▶ [What to work on]:
Gather every line holding the string "that".

▶ [Data lines]:
-.-.-
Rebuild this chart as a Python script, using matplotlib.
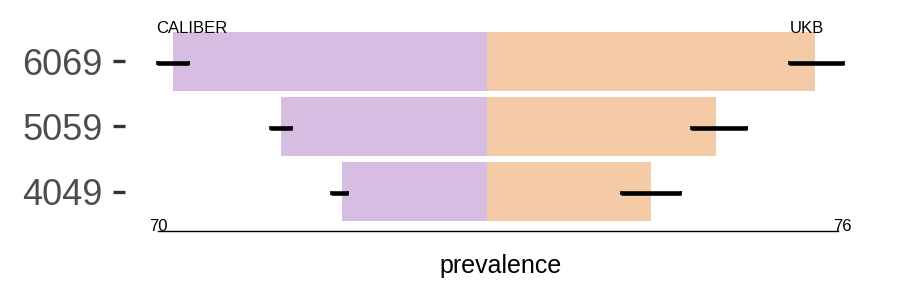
-.-.-
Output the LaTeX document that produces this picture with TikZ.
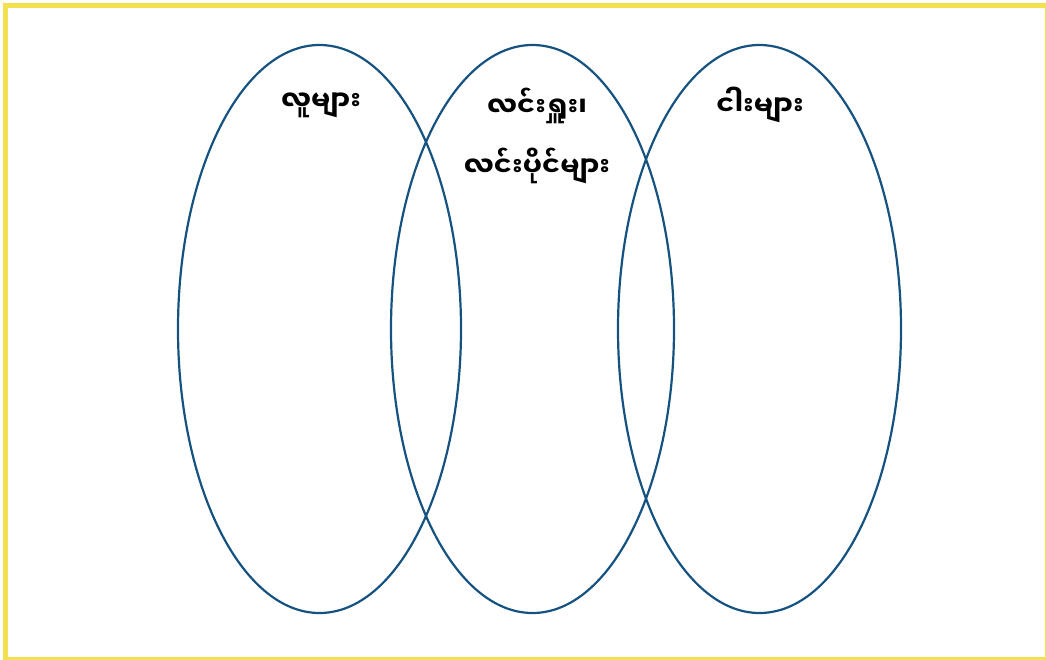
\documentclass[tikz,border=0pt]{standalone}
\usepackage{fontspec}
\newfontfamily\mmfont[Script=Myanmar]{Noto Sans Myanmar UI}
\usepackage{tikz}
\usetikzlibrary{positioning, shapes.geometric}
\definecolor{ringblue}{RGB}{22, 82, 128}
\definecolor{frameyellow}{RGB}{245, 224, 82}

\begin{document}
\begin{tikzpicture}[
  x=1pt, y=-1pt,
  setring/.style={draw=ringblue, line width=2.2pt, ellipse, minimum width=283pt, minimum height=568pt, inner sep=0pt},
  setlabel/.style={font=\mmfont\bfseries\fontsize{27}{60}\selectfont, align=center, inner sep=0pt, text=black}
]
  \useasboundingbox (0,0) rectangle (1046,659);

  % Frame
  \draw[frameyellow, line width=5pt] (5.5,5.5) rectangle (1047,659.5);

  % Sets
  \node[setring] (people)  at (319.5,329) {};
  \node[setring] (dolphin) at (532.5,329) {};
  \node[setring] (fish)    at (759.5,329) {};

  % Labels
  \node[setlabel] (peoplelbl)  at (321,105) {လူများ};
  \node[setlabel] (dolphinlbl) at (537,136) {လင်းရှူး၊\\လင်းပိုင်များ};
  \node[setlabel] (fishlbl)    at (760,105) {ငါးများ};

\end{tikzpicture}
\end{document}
-.-.-
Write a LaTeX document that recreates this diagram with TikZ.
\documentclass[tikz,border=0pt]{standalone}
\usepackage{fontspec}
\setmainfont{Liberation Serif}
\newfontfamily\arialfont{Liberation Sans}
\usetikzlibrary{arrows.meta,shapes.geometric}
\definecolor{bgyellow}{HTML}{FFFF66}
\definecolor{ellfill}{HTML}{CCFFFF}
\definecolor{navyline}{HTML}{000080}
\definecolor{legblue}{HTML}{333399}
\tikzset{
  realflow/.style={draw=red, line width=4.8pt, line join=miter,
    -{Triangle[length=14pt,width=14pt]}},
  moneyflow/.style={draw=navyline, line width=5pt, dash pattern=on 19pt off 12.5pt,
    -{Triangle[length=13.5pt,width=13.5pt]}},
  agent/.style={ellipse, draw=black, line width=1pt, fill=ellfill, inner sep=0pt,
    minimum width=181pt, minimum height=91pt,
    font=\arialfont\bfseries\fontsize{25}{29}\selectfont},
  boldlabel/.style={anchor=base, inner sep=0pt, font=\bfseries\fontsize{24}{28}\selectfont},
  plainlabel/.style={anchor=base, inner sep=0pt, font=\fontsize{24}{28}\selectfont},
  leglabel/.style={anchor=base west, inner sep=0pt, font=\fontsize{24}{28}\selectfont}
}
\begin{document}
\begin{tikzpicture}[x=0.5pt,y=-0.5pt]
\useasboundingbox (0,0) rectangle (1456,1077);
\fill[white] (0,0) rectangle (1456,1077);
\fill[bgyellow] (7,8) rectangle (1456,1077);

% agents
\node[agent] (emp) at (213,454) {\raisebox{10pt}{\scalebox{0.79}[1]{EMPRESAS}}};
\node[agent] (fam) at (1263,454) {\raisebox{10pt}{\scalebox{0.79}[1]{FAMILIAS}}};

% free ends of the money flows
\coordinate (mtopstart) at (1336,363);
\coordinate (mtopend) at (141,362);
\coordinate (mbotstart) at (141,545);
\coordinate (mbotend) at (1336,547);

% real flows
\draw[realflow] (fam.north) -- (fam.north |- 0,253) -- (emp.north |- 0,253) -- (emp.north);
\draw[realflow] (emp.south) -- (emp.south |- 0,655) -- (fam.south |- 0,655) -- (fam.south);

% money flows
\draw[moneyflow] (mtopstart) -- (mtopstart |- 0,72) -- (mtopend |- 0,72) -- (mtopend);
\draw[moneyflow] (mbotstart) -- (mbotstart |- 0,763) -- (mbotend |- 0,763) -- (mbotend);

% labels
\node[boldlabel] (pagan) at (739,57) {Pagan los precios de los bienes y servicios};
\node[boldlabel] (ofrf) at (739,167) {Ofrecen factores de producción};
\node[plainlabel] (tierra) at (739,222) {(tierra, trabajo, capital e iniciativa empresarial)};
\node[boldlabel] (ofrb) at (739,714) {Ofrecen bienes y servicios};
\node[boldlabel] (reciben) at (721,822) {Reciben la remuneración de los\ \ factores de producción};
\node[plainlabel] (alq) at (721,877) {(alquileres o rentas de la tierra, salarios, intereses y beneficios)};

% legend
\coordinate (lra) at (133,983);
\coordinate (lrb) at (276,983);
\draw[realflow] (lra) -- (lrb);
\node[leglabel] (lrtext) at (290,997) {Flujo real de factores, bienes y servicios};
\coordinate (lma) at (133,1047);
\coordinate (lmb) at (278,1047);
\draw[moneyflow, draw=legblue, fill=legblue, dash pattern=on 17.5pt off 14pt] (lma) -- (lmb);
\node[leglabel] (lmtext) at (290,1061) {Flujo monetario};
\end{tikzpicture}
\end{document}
-.-.-
▶ [Final result]:
Output the LaTeX document that produces this picture with TikZ.
Write a LaTeX document that recreates this diagram with TikZ.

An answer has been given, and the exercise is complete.